Simon Ramstedt, · last updated · Originally published on Twitter
Building a custom Uniton environment, end to end.

Uniton lets you control and capture almost everything in any Unity project from Python, without writing any C# or recompiling the project. The goal is to instrumentalize Unity and make it useful outside of games: as a rendering and physics backend for reinforcement learning, robotics, and synthetic data generation.

Two things make this practical. First, you don't have to leave Python or touch the Unity editor's compile loop: every C# object, function, and class is reachable live from a Python REPL, with autocomplete. Second, Unity's clock is under your control, so simulations can run faster than real time, with deterministic stepping and headless rendering straight into NumPy arrays.

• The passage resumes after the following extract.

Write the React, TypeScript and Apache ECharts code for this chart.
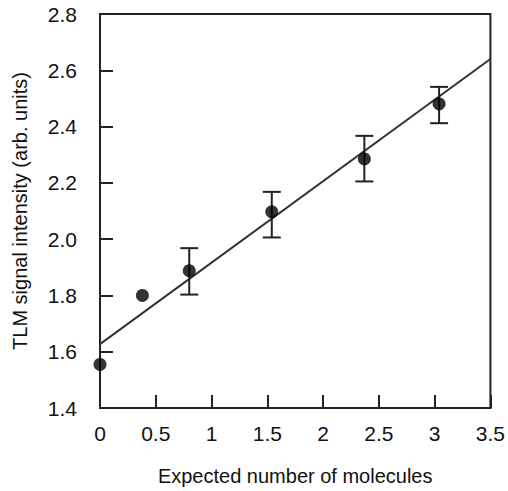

The code lives at github.com/rmst/uniton, along with a set of pre-built environments you can drive straight from Python.

A collage of four Unity environments: a misty pine forest, an overgrown industrial scaffolding, a city street view from above, and a Mediterranean town with a domed cathedral.
A few of the pre-built environments you can drive from Python.

Under the hood, Uniton creates placeholder objects for C# objects and functions. Calling a placeholder returns another placeholder immediately and dispatches the actual call asynchronously, so Python code reads naturally while the round trip to Unity stays off the hot path. Any Unity project becomes a Uniton project by dropping uniton.dll into its Assets folder.